The ferocity of the attack by a small band of dissidents against leaders of the United Auto Workers at the union's Anaheim convention last week backfired, rallying a large majority of delegates against the rebels' two principal goals.
The result of the raucous UAW dissidents' tactics gives a major boost to campaigns for innovative labor practices and labor-management cooperation in and out of the auto industry.
Also, the loss by the rebels will slow, if not stop, any campaign to change the way officers are elected in the UAW and almost all other unions.
By making highly publicized denunciations of the union leadership, the group of fewer than 200 dissidents angered the other 1,800 convention delegates, who apparently viewed the criticism of the officers as an attack on the union itself.
As a result, previously ambivalent top UAW officers were pushed into a vigorous counterattack and for the first time gave their unequivocal support to labor-management cooperation, cheered on by the overwhelming majority of the delegates.
The virulence of the dissidents--some compared themselves to students killed in Beijing by government troops--united the other delegates so completely that they also rejected another rebel proposal by the same huge margin. The second proposal was for the UAW to adopt as its model an election procedure that a federal court has ordered for the mob-infested Teamsters Union.
The UAW has never been accused of having ties to the underworld, but there is apparently considerable support among its million members for a Teamsters-like plan to elect UAW officers in a nationwide mail ballot referendum.
Like most unions, the UAW now elects officers indirectly through delegates at its conventions.
But reacting to the tactics of the dissidents, many delegates who were expected to back the change did not. Only the dissidents voted for it.
The most bitterly debated question at the convention was the trend toward labor-management cooperation that the rebels charge means union collusion with management against workers.
Before the convention, UAW President Owen Bieber and several other union executives were often reluctant to challenge the rebels' claim that cooperation means helping the companies increase profits at workers' expense.
But Bieber's hesitancy evaporated at the convention when he lashed back at the dissidents.
He said that while the union must always guard against company attempts to use cooperation as a device to abuse workers, the union cannot cling obstinately to traditional adversarial labor-management relations that damage both workers and the companies.
The election issue was not as volatile as the cooperation question, which is, however, a much older one that affects all unions.
That debate is over which election system best protects union members' democratic rights to choose their officers.
Unfortunately, there is no "best way" to make democracy work in any organization, or even in government at the local, state or federal level. Evil people can corrupt almost any system.

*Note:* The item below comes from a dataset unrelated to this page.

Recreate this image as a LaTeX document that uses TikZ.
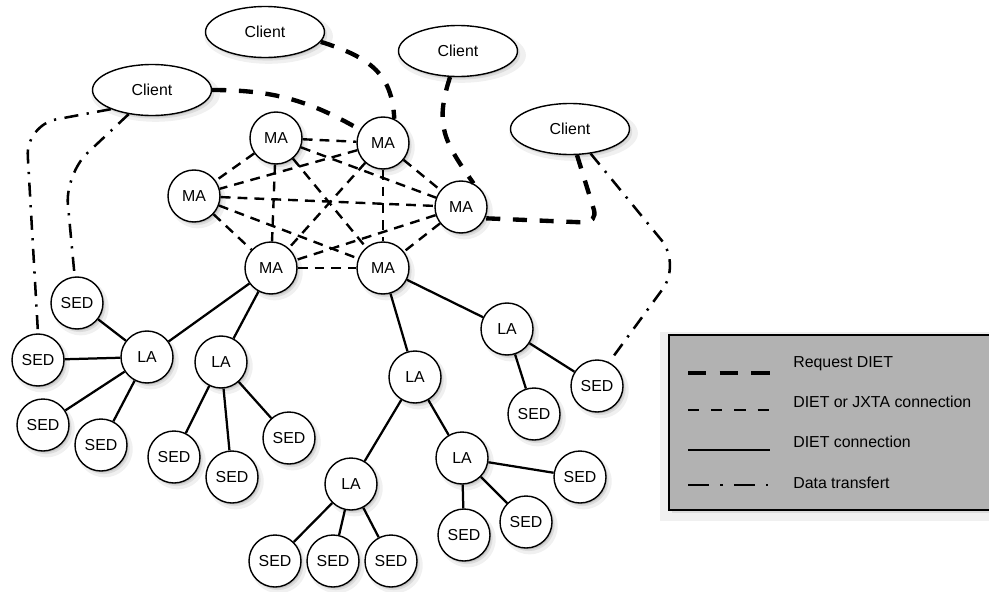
\documentclass[tikz,border=0pt]{standalone}
\usepackage{fontspec}
\setmainfont{Liberation Sans}
\usetikzlibrary{shapes.geometric,shadows}
\begin{document}
\begin{tikzpicture}[x=0.25mm,y=0.25mm,
  font=\fontsize{11.3}{13}\selectfont,
  softshadow/.style={drop shadow={shadow xshift=2.4pt,shadow yshift=-2.8pt,opacity=0.12,shadow scale=1.08},
                     drop shadow={shadow xshift=1.9pt,shadow yshift=-2.2pt,opacity=0.18},
                     drop shadow={shadow xshift=1.3pt,shadow yshift=-1.6pt,opacity=0.26,shadow scale=0.97}},
  agent/.style={circle,draw,line width=1pt,fill=white,minimum size=13mm,inner sep=0pt,softshadow},
  client/.style={ellipse,draw,line width=1pt,fill=white,minimum width=29.75mm,minimum height=12.75mm,inner sep=0pt,softshadow},
  diet/.style={line width=1.6pt},
  jxta/.style={line width=1.7pt,dash pattern=on 7pt off 5pt},
  req/.style={line width=3.1pt,dash pattern=on 10pt off 9pt},
  data/.style={line width=1.8pt,dash pattern=on 10pt off 6pt on 1.6pt off 6pt},
  legtext/.style={anchor=west,inner sep=0pt},
]
\useasboundingbox (0,0) rectangle (989,-591);

% legend box
\path[draw,line width=0.8pt,fill=gray!60,softshadow] (669,-335) rectangle (995,-510);

% clients
\node[client] (C1) at (265,-32) {Client};
\node[client] (C2) at (458,-51) {Client};
\node[client] (C3) at (152,-90) {Client};
\node[client] (C4) at (570,-129) {Client};

% master agents
\node[agent] (M1) at (276,-138) {MA};
\node[agent] (M2) at (383,-143) {MA};
\node[agent] (M3) at (194,-196) {MA};
\node[agent] (M4) at (461,-207) {MA};
\node[agent] (M5) at (271,-268) {MA};
\node[agent] (M6) at (383,-268) {MA};

% local agents
\node[agent] (L1) at (147,-357) {LA};
\node[agent] (L2) at (221,-362) {LA};
\node[agent] (L3) at (507,-329) {LA};
\node[agent] (L4) at (415,-377) {LA};
\node[agent] (L5) at (351,-484) {LA};
\node[agent] (L6) at (462,-458) {LA};

% servers
\node[agent] (Sa) at (77,-303) {SED};
\node[agent] (Sb) at (38,-360) {SED};
\node[agent] (Sc) at (43,-425) {SED};
\node[agent] (Sd) at (101,-445) {SED};
\node[agent] (Se) at (174,-457) {SED};
\node[agent] (Sf) at (232,-477) {SED};
\node[agent] (Sg) at (289,-438) {SED};
\node[agent] (Sh) at (534,-414) {SED};
\node[agent] (Si) at (597,-386) {SED};
\node[agent] (Sj) at (580,-477) {SED};
\node[agent] (Sk) at (526,-522) {SED};
\node[agent] (Sl) at (464,-535) {SED};
\node[agent] (Sm) at (275,-561) {SED};
\node[agent] (Sn) at (333,-561) {SED};
\node[agent] (So) at (391,-561) {SED};

% DIET or JXTA connections between MAs
\foreach \a/\b in {M1/M2,M1/M3,M1/M4,M1/M5,M1/M6,M2/M3,M2/M4,M2/M5,M2/M6,M3/M4,M3/M5,M3/M6,M4/M5,M4/M6,M5/M6}
  \draw[jxta] (\a) -- (\b);

% DIET connections
\foreach \a/\b in {M5/L1,M5/L2,L1/Sa,L1/Sb,L1/Sc,L1/Sd,L2/Se,L2/Sf,L2/Sg,M6/L3,M6/L4,L3/Sh,L3/Si,L4/L5,L4/L6,L5/Sm,L5/Sn,L5/So,L6/Sl,L6/Sk,L6/Sj}
  \draw[diet] (\a) -- (\b);

% Request DIET
\draw[req] (C1.350) .. controls (372,-58) and (392,-75) .. (M2.65);
\draw[req] (C3.east) to[out=0,in=150] (M2.150);
\draw[req] (C2.253) to[out=-108,in=125,looseness=1.2] (M4.62);
\draw[req,rounded corners=10pt] (C4.285) -- (598,-223) -- (M4.-25);

% Data transfert
\draw[data,rounded corners=22pt] (C3.205) -- (26,-125) -- (Sb.north);
\draw[data,rounded corners=22pt] (C3.226) -- (65,-174) -- (Sa.95);
\draw[data,rounded corners=22pt] (C4.310) -- (681,-264) -- (Si.63);

% legend
\coordinate (r1a) at (688,-373); \coordinate (r1b) at (770,-373);
\coordinate (r2a) at (688,-410); \coordinate (r2b) at (770,-410);
\coordinate (r3a) at (688,-450); \coordinate (r3b) at (770,-450);
\coordinate (r4a) at (688,-485); \coordinate (r4b) at (770,-485);
\draw[req,dash pattern=on 13pt off 9.5pt] (r1a) -- (r1b);
\draw[jxta,dash pattern=on 8pt off 8.5pt] (r2a) -- (r2b);
\draw[diet] (r3a) -- (r3b);
\draw[data,dash pattern=on 15pt off 8pt on 1.6pt off 8pt] (r4a) -- (r4b);
\node[legtext] (t1) at (793,-364) {Request DIET};
\node[legtext] (t2) at (793,-402) {DIET or JXTA connection};
\node[legtext] (t3) at (793,-442) {DIET connection};
\node[legtext] (t4) at (793,-483) {Data transfert};
\end{tikzpicture}
\end{document}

Since incumbent union officers usually win reelection at conventions, the UAW dissidents wanted to replace the convention system with a one-person, one-vote referendum.
Actually, incumbent officers in all organizations and institutions have a decided advantage over challengers regardless of the election system used.
In last year's one-person, one-vote elections for Congress, 98% of the incumbent representatives were reelected.
To help ensure union democracy, Congress passed the Landrum-Griffin Act in 1959. Union elections became more rigidly regulated and scrutinized by the government than those in any other type of organization or institution.
By one inexact measuring rod, unions appear to have a large degree of internal democracy.
The Department of Labor reports that nearly 5,000 local and national union elections were held last year, and only 163 complaints were filed with the government alleging that unfair election tactics had frustrated the democratic process.
The government dismissed 106 of those complaints as unfounded. New, closely supervised elections were held in the rest.
Those encouraging figures don't mean that unions have almost perfect internal democracy.
Sometimes the democratic process is abused but no challenge is raised because of membership apathy or because the incumbents' control of the election process is so tight that challengers have no chance of winning. And in a few cases, would-be challengers fear physical or economic retaliation.
A combination of all of these factors have helped corrupt leaders hold office in the giant Teamsters Union for decades, leading the Justice Department to file corruption charges against them and getting the courts to order a national mail ballot vote for new officers in 1991.
The referendum as a rule is not a better system than the customary one used by national unions in which members of local unions elect delegates to a convention and those delegates then elect national officers.
All the same, it will be great if somehow the referendum helps the many honest Teamsters break the grip mob-connected leaders have on that union. However, Ken Paff, head of the Teamsters for a Democratic Union, fears that switch alone may not be enough to dump mob-linked officers who benefit from the advantages of incumbency.
Even if the referendum does produce new Teamsters leaders, it will not mean the same costly system should be used by the UAW or other unions that have no taint of corruption.
The failure of the dissidents to get the UAW to adopt the referendum system may submerge that controversy for a few years. But, more importantly, the victory of Bieber and his allies should hasten the day when true labor-management cooperation prevails in all companies.